*GIVEN TASK*
Copy out all the lines exactly. Omit pictures.

[START PROVIDED DATA]

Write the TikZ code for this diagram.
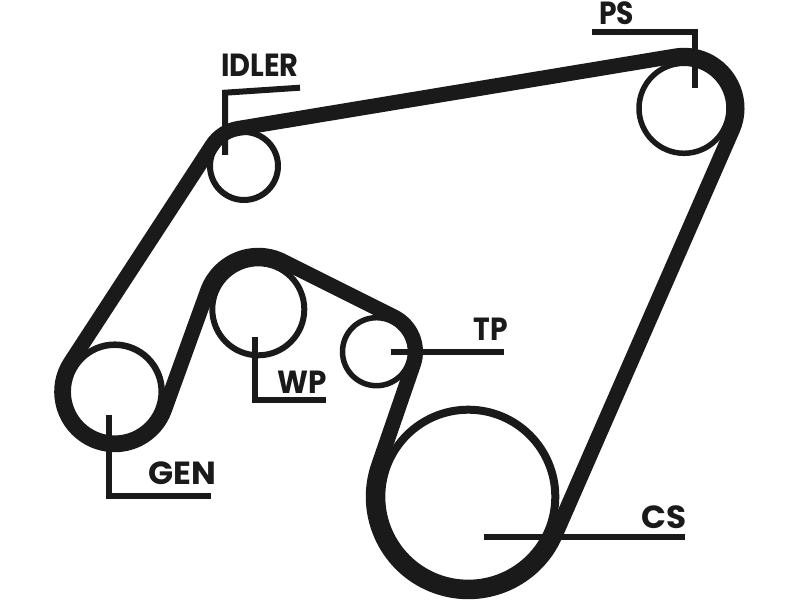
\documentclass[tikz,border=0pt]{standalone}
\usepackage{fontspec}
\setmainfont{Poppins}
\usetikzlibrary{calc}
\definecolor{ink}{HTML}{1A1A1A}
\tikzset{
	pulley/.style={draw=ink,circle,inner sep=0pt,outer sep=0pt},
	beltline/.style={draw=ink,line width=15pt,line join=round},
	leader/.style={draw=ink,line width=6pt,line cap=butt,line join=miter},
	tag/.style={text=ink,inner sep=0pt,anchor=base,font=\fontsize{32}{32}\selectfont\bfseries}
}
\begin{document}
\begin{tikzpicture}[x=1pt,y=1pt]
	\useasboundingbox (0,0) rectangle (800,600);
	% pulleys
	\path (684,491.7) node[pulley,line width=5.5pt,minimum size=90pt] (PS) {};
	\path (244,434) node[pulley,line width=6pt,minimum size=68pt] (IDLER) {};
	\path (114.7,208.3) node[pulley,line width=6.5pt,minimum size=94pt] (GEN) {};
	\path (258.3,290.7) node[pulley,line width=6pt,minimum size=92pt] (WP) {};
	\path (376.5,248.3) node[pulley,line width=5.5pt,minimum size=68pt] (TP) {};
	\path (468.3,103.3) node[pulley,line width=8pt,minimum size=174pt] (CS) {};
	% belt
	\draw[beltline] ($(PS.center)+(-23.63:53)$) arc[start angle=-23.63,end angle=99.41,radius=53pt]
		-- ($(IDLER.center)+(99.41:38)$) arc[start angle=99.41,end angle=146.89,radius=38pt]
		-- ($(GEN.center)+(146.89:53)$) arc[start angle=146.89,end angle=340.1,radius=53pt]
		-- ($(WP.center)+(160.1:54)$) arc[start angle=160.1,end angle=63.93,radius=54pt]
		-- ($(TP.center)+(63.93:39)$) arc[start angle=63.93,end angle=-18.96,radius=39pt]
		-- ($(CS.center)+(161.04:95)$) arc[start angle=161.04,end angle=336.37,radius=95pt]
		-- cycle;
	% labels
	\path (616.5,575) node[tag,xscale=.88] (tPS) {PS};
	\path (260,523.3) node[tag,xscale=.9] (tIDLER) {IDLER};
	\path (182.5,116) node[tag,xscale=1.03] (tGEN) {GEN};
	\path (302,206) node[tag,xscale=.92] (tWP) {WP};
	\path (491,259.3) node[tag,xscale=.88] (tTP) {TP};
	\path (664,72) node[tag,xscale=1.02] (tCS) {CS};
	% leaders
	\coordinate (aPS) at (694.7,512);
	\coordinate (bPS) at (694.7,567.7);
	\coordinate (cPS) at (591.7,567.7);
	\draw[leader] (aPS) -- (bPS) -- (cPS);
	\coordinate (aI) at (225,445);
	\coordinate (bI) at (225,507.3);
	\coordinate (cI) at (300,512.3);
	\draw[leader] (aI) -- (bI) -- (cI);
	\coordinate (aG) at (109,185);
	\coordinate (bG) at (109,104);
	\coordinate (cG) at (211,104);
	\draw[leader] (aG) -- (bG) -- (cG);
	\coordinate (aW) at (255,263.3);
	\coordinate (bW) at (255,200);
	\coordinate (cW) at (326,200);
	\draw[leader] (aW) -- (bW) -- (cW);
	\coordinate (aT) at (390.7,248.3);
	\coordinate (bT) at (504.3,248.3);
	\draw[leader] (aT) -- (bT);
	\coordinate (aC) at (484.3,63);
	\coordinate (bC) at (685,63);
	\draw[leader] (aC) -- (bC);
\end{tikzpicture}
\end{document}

[END PROVIDED DATA]

*PROBLEM SOLUTION*
Write the TikZ code for this diagram.
\documentclass[tikz,border=0pt]{standalone}
\usepackage{fontspec}
\setmainfont{Poppins}
\usetikzlibrary{calc}
\definecolor{ink}{HTML}{1A1A1A}
\tikzset{
	pulley/.style={draw=ink,circle,inner sep=0pt,outer sep=0pt},
	beltline/.style={draw=ink,line width=15pt,line join=round},
	leader/.style={draw=ink,line width=6pt,line cap=butt,line join=miter},
	tag/.style={text=ink,inner sep=0pt,anchor=base,font=\fontsize{32}{32}\selectfont\bfseries}
}
\begin{document}
\begin{tikzpicture}[x=1pt,y=1pt]
	\useasboundingbox (0,0) rectangle (800,600);
	% pulleys
	\path (684,491.7) node[pulley,line width=5.5pt,minimum size=90pt] (PS) {};
	\path (244,434) node[pulley,line width=6pt,minimum size=68pt] (IDLER) {};
	\path (114.7,208.3) node[pulley,line width=6.5pt,minimum size=94pt] (GEN) {};
	\path (258.3,290.7) node[pulley,line width=6pt,minimum size=92pt] (WP) {};
	\path (376.5,248.3) node[pulley,line width=5.5pt,minimum size=68pt] (TP) {};
	\path (468.3,103.3) node[pulley,line width=8pt,minimum size=174pt] (CS) {};
	% belt
	\draw[beltline] ($(PS.center)+(-23.63:53)$) arc[start angle=-23.63,end angle=99.41,radius=53pt]
		-- ($(IDLER.center)+(99.41:38)$) arc[start angle=99.41,end angle=146.89,radius=38pt]
		-- ($(GEN.center)+(146.89:53)$) arc[start angle=146.89,end angle=340.1,radius=53pt]
		-- ($(WP.center)+(160.1:54)$) arc[start angle=160.1,end angle=63.93,radius=54pt]
		-- ($(TP.center)+(63.93:39)$) arc[start angle=63.93,end angle=-18.96,radius=39pt]
		-- ($(CS.center)+(161.04:95)$) arc[start angle=161.04,end angle=336.37,radius=95pt]
		-- cycle;
	% labels
	\path (616.5,575) node[tag,xscale=.88] (tPS) {PS};
	\path (260,523.3) node[tag,xscale=.9] (tIDLER) {IDLER};
	\path (182.5,116) node[tag,xscale=1.03] (tGEN) {GEN};
	\path (302,206) node[tag,xscale=.92] (tWP) {WP};
	\path (491,259.3) node[tag,xscale=.88] (tTP) {TP};
	\path (664,72) node[tag,xscale=1.02] (tCS) {CS};
	% leaders
	\coordinate (aPS) at (694.7,512);
	\coordinate (bPS) at (694.7,567.7);
	\coordinate (cPS) at (591.7,567.7);
	\draw[leader] (aPS) -- (bPS) -- (cPS);
	\coordinate (aI) at (225,445);
	\coordinate (bI) at (225,507.3);
	\coordinate (cI) at (300,512.3);
	\draw[leader] (aI) -- (bI) -- (cI);
	\coordinate (aG) at (109,185);
	\coordinate (bG) at (109,104);
	\coordinate (cG) at (211,104);
	\draw[leader] (aG) -- (bG) -- (cG);
	\coordinate (aW) at (255,263.3);
	\coordinate (bW) at (255,200);
	\coordinate (cW) at (326,200);
	\draw[leader] (aW) -- (bW) -- (cW);
	\coordinate (aT) at (390.7,248.3);
	\coordinate (bT) at (504.3,248.3);
	\draw[leader] (aT) -- (bT);
	\coordinate (aC) at (484.3,63);
	\coordinate (bC) at (685,63);
	\draw[leader] (aC) -- (bC);
\end{tikzpicture}
\end{document}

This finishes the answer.